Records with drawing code
--- START ---

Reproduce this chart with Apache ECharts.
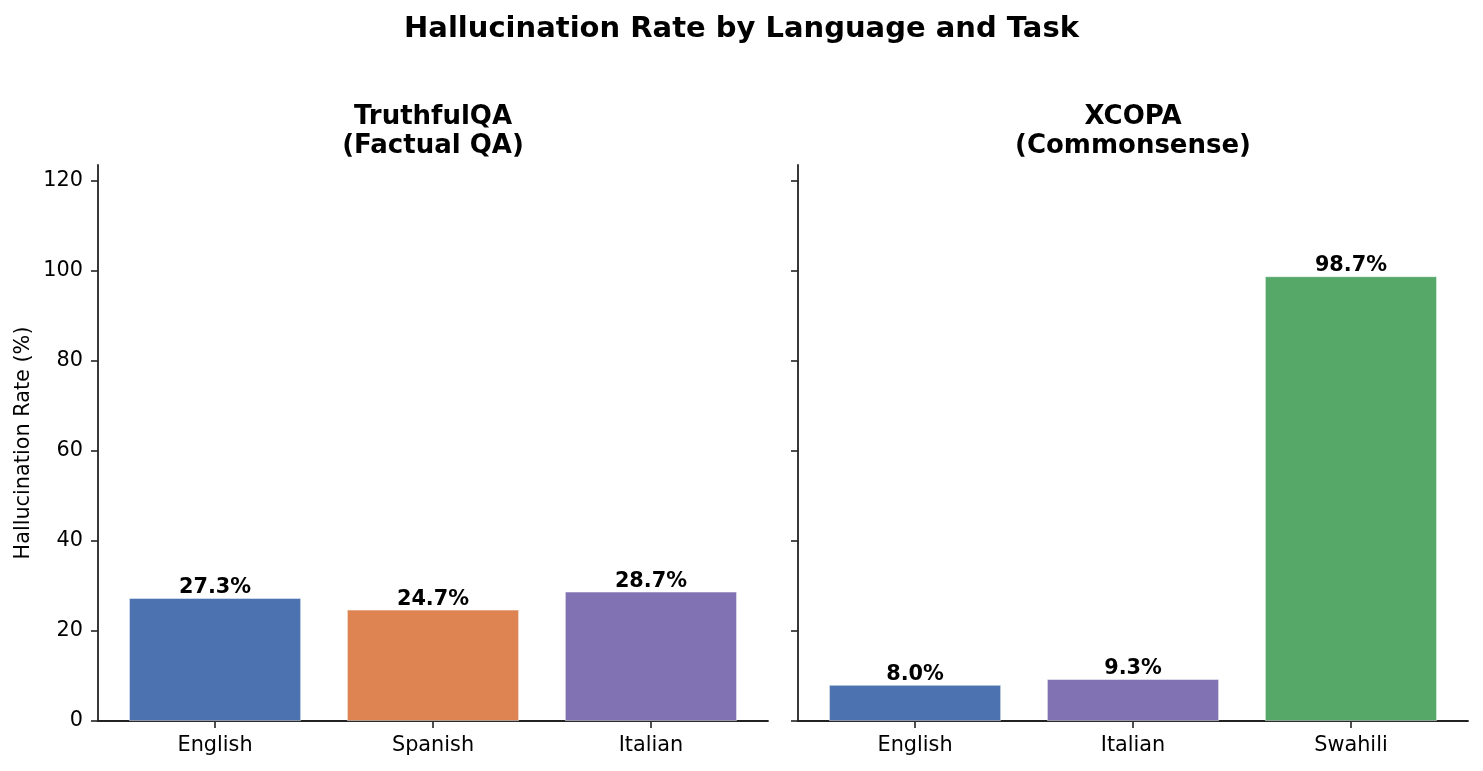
<!DOCTYPE html>
<html>
<head>
<meta charset="utf-8">
<title>Hallucination Rate by Language and Task</title>
<script src="https://cdn.jsdelivr.net/npm/echarts@6/dist/echarts.min.js"></script>
<style>
    html, body { margin: 0; padding: 0; background: #fff; }
    #chart { width: 1483px; height: 771px; }
</style>
</head>
<body>
<div id="chart"></div>
<script>
// data
const suptitle = 'Hallucination Rate by Language and Task'
const panelTitles = ['TruthfulQA\n(Factual QA)', 'XCOPA\n(Commonsense)']
const truthfulLangs = ['English', 'Spanish', 'Italian']
const truthfulRates = [27.3, 24.7, 28.7]
const xcopaLangs = ['English', 'Italian', 'Swahili']
const xcopaRates = [8.0, 9.3, 98.7]
const yTicks = [0, 20, 40, 60, 80, 100, 120]
const yMax = 123.4

// styles
const langColors = { English: '#4c72b0', Spanish: '#dd8452', Italian: '#8172b3', Swahili: '#55a868' }
const font = '"DejaVu Sans", sans-serif'
const axisColor = '#222'
const panels = [
    { langs: truthfulLangs, rates: truthfulRates, left: 98 },
    { langs: xcopaLangs, rates: xcopaRates, left: 798 }
]

const chart = echarts.init(document.getElementById('chart'))

const option = {
    backgroundColor: '#fff',
    animation: false,
    title: {
        text: suptitle,
        left: 'center',
        top: 14,
        padding: 0,
        textStyle: { fontFamily: font, fontSize: 29, fontWeight: 'bold', color: '#000', lineHeight: 30 }
    },
    graphic: panelTitles.map((t, i) => ({
        type: 'text',
        x: panels[i].left + 335,
        y: 131.5,
        style: {
            text: t,
            align: 'center',
            verticalAlign: 'middle',
            fontFamily: font,
            fontSize: 26,
            fontWeight: 'bold',
            lineHeight: 29,
            fill: '#000'
        }
    })),
    grid: panels.map(p => ({ left: p.left, width: 670, top: 165, height: 556 })),
    xAxis: panels.map((p, i) => ({
        gridIndex: i,
        type: 'value',
        min: -0.537,
        max: 2.537,
        axisLine: { show: true, onZero: false, lineStyle: { color: axisColor, width: 1.8 } },
        axisTick: { show: true, customValues: [0, 1, 2], length: 7, lineStyle: { color: axisColor, width: 1.6 } },
        axisLabel: {
            customValues: [0, 1, 2],
            formatter: v => p.langs[v],
            margin: 14,
            fontFamily: font,
            fontSize: 20.8,
            color: '#000'
        },
        splitLine: { show: false }
    })),
    yAxis: panels.map((p, i) => ({
        gridIndex: i,
        type: 'value',
        min: 0,
        max: yMax,
        name: i === 0 ? 'Hallucination Rate (%)' : '',
        nameLocation: 'middle',
        nameGap: 64,
        nameTextStyle: { fontFamily: font, fontSize: 20.8, color: '#000' },
        axisLine: { show: true, onZero: false, lineStyle: { color: axisColor, width: 1.8 } },
        axisTick: { show: true, customValues: yTicks, length: 7, lineStyle: { color: axisColor, width: 1.6 } },
        axisLabel: {
            show: i === 0,
            customValues: yTicks,
            margin: 15,
            padding: [3, 0, 0, 0],
            fontFamily: font,
            fontSize: 20.8,
            color: '#000'
        },
        splitLine: { show: false }
    })),
    series: panels.map((p, i) => ({
        type: 'bar',
        xAxisIndex: i,
        yAxisIndex: i,
        barWidth: 172,
        data: p.rates.map((v, k) => ({
            value: [k, v],
            itemStyle: { color: langColors[p.langs[k]], borderColor: 'rgba(255,255,255,0.6)', borderWidth: 0.8 }
        })),
        label: {
            show: true,
            position: 'top',
            distance: 0,
            formatter: d => d.value[1].toFixed(1) + '%',
            fontFamily: font,
            fontSize: 20.8,
            fontWeight: 'bold',
            color: '#000'
        }
    }))
}

chart.setOption(option)
</script>
</body>
</html>
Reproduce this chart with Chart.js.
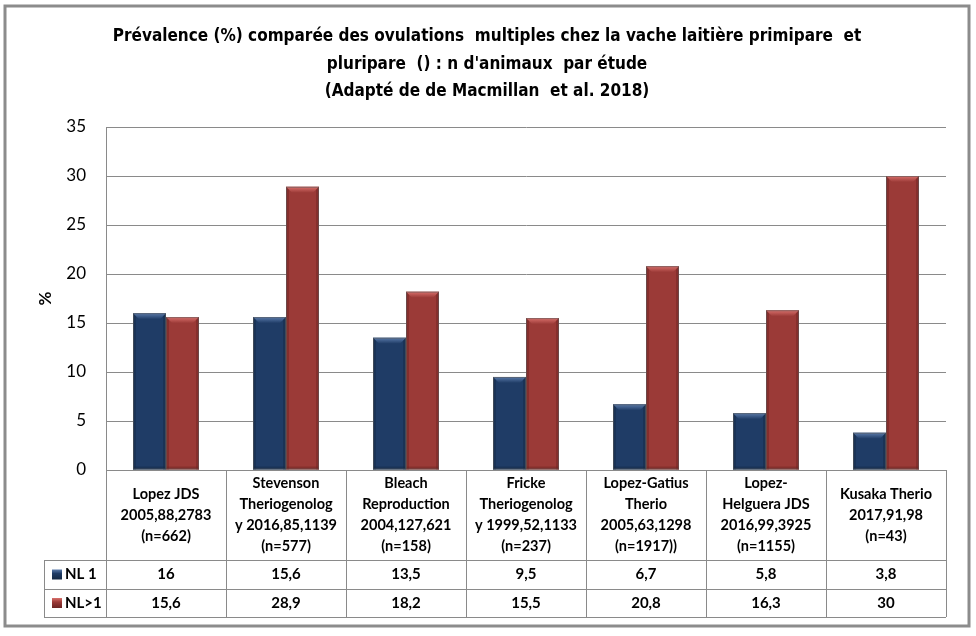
<!DOCTYPE html>
<html>
<head>
<meta charset="utf-8">
<script src="https://cdn.jsdelivr.net/npm/chart.js@4.4.1/dist/chart.umd.min.js"></script>
<style>
  html, body { margin: 0; background: #fff; }
  #wrap { width: 976px; height: 636px; position: relative; }
</style>
</head>
<body>
<div id="wrap"><canvas id="graphe"></canvas></div>
<script>
// Données
const etudes = [
  ["Lopez JDS", "2005,88,2783", "(n=662)"],
  ["Stevenson", "Theriogenolog", "y 2016,85,1139", "(n=577)"],
  ["Bleach", "Reproduction", "2004,127,621", "(n=158)"],
  ["Fricke", "Theriogenolog", "y 1999,52,1133", "(n=237)"],
  ["Lopez-Gatius", "Therio", "2005,63,1298", "(n=1917))"],
  ["Lopez-", "Helguera JDS", "2016,99,3925", "(n=1155)"],
  ["Kusaka Therio", "2017,91,98", "(n=43)"]
];
const nl1 = [16, 15.6, 13.5, 9.5, 6.7, 5.8, 3.8];
const nlPlus1 = [15.6, 28.9, 18.2, 15.5, 20.8, 16.3, 30];
const nomsSeries = ["NL 1", "NL>1"];
const titre = [
  "Prévalence (%) comparée des ovulations  multiples chez la vache laitière primipare  et",
  "pluripare  () : n d'animaux  par étude",
  "(Adapté de de Macmillan  et al. 2018)"
];
const yMax = 35, yPas = 5;

// Couleurs des séries (base, clair, foncé)
const couleurs = [
  { base: "#1f3c66", clair: "#5b7bab", fonce: "#142843" },
  { base: "#9b3a37", clair: "#d9706c", fonce: "#6a2422" }
];

const fmt = v => String(v).replace(".", ",");

// Effet biseauté des barres (façon Excel)
const biseau = {
  id: "biseau",
  afterDatasetsDraw(chart) {
    const ctx = chart.ctx;
    chart.data.datasets.forEach((ds, i) => {
      const c = couleurs[i];
      chart.getDatasetMeta(i).data.forEach(bar => {
        const l = bar.x - bar.width / 2, r = bar.x + bar.width / 2;
        const t = bar.y, b = bar.base, e = 6;
        ctx.save();
        // haut clair
        let g = ctx.createLinearGradient(0, t, 0, t + e);
        g.addColorStop(0, c.clair);
        g.addColorStop(1, c.base);
        ctx.fillStyle = g;
        ctx.beginPath();
        ctx.moveTo(l, t); ctx.lineTo(r, t); ctx.lineTo(r - e, t + e); ctx.lineTo(l + e, t + e);
        ctx.closePath(); ctx.fill();
        // côtés foncés
        ctx.globalAlpha = 0.45;
        ctx.fillStyle = c.fonce;
        ctx.beginPath();
        ctx.moveTo(l, t); ctx.lineTo(l + 3, t + 3); ctx.lineTo(l + 3, b); ctx.lineTo(l, b);
        ctx.closePath(); ctx.fill();
        ctx.beginPath();
        ctx.moveTo(r, t); ctx.lineTo(r - 3, t + 3); ctx.lineTo(r - 3, b); ctx.lineTo(r, b);
        ctx.closePath(); ctx.fill();
        ctx.fillRect(l, b - 3, r - l, 3);
        ctx.globalAlpha = 1;
        ctx.strokeStyle = "rgba(90,90,90,0.6)";
        ctx.lineWidth = 1;
        ctx.strokeRect(l + 0.5, t + 0.5, r - l - 1, b - t - 1);
        ctx.restore();
      });
    });
  }
};

// Titre, table de données et cadre
const table = {
  id: "table",
  afterDraw(chart) {
    const ctx = chart.ctx, xs = chart.scales.x, ca = chart.chartArea;
    const n = etudes.length, larg = (ca.right - ca.left) / n;
    const yHaut = ca.bottom, yEntete = yHaut + 90, yL1 = yEntete + 29, yL2 = yL1 + 28;
    const xLeg = 44;
    ctx.save();

    // titre
    ctx.fillStyle = "#000";
    ctx.textAlign = "center";
    ctx.textBaseline = "middle";
    ctx.font = "bold 17px 'Liberation Sans Narrow', 'DejaVu Sans Condensed', sans-serif";
    titre.forEach((ligne, k) => ctx.fillText(ligne, 487, 37 + k * 27.5));

    // lignes de la table
    ctx.strokeStyle = "#8a8a8a";
    ctx.lineWidth = 1;
    ctx.beginPath();
    [yHaut, yEntete, yL1, yL2].forEach((y, k) => {
      ctx.moveTo(k === 0 ? ca.left : xLeg, Math.round(y) + 0.5);
      ctx.lineTo(ca.right, Math.round(y) + 0.5);
    });
    for (let i = 0; i <= n; i++) {
      const x = Math.round(ca.left + i * larg) + 0.5;
      ctx.moveTo(x, yHaut); ctx.lineTo(x, yL2);
    }
    ctx.moveTo(xLeg + 0.5, yEntete); ctx.lineTo(xLeg + 0.5, yL2);
    ctx.stroke();

    // en-têtes (études)
    ctx.font = "bold 14.5px Lato, sans-serif";
    etudes.forEach((lignes, i) => {
      const cx = xs.getPixelForValue(i);
      const y0 = (yHaut + yEntete) / 2 - (lignes.length - 1) * 21 / 2;
      lignes.forEach((t, k) => ctx.fillText(t, cx, y0 + k * 21));
    });

    // valeurs
    ctx.font = "bold 15px Lato, sans-serif";
    const series = [nl1, nlPlus1];
    const ys = [(yEntete + yL1) / 2, (yL1 + yL2) / 2];
    series.forEach((s, j) => {
      s.forEach((v, i) => ctx.fillText(fmt(v), xs.getPixelForValue(i), ys[j]));
      // clé de légende
      const c = couleurs[j];
      const g = ctx.createLinearGradient(0, ys[j] - 5, 0, ys[j] + 5);
      g.addColorStop(0, c.clair); g.addColorStop(0.4, c.base); g.addColorStop(1, c.fonce);
      ctx.fillStyle = g;
      ctx.fillRect(52, ys[j] - 5, 10, 10);
      ctx.fillStyle = "#000";
      ctx.textAlign = "left";
      ctx.fillText(nomsSeries[j], 65, ys[j]);
      ctx.textAlign = "center";
    });

    // cadre extérieur
    ctx.strokeStyle = "#8c8c8c";
    ctx.lineWidth = 3;
    ctx.strokeRect(5, 6, 964, 620);
    ctx.restore();
  }
};

new Chart(document.getElementById("graphe"), {
  type: "bar",
  data: {
    labels: etudes.map(e => e.join(" ")),
    datasets: [
      { label: nomsSeries[0], data: nl1, backgroundColor: couleurs[0].base },
      { label: nomsSeries[1], data: nlPlus1, backgroundColor: couleurs[1].base }
    ]
  },
  options: {
    responsive: true,
    maintainAspectRatio: false,
    animation: false,
    devicePixelRatio: 1,
    layout: { padding: { top: 127, left: 6, right: 30, bottom: 166 } },
    datasets: { bar: { categoryPercentage: 0.55, barPercentage: 1, borderWidth: 0 } },
    plugins: { legend: { display: false }, tooltip: { enabled: false }, title: { display: false } },
    scales: {
      x: { display: false },
      y: {
        min: 0, max: yMax,
        afterFit: s => { s.width = 100; },
        ticks: { stepSize: yPas, padding: 20, color: "#000", font: { family: "Lato", size: 17 } },
        grid: { color: "#8a8a8a", drawTicks: false },
        border: { display: true, color: "#8a8a8a" },
        title: { display: true, text: "%", color: "#000", padding: { top: 29 },
                 font: { family: "Lato", size: 17, weight: "bold" } }
      }
    }
  },
  plugins: [biseau, table]
});
</script>
</body>
</html>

--- END ---

◆ Task: Your task is to reproduce the entries above word for word, from the first line through the line with "const chart = echarts.init(document.getElementById('chart'))", and please leave out any pictures.

◆ Solution for this task:
Reproduce this chart with Apache ECharts.
<!DOCTYPE html>
<html>
<head>
<meta charset="utf-8">
<title>Hallucination Rate by Language and Task</title>
<script src="https://cdn.jsdelivr.net/npm/echarts@6/dist/echarts.min.js"></script>
<style>
    html, body { margin: 0; padding: 0; background: #fff; }
    #chart { width: 1483px; height: 771px; }
</style>
</head>
<body>
<div id="chart"></div>
<script>
// data
const suptitle = 'Hallucination Rate by Language and Task'
const panelTitles = ['TruthfulQA\n(Factual QA)', 'XCOPA\n(Commonsense)']
const truthfulLangs = ['English', 'Spanish', 'Italian']
const truthfulRates = [27.3, 24.7, 28.7]
const xcopaLangs = ['English', 'Italian', 'Swahili']
const xcopaRates = [8.0, 9.3, 98.7]
const yTicks = [0, 20, 40, 60, 80, 100, 120]
const yMax = 123.4

// styles
const langColors = { English: '#4c72b0', Spanish: '#dd8452', Italian: '#8172b3', Swahili: '#55a868' }
const font = '"DejaVu Sans", sans-serif'
const axisColor = '#222'
const panels = [
    { langs: truthfulLangs, rates: truthfulRates, left: 98 },
    { langs: xcopaLangs, rates: xcopaRates, left: 798 }
]

const chart = echarts.init(document.getElementById('chart'))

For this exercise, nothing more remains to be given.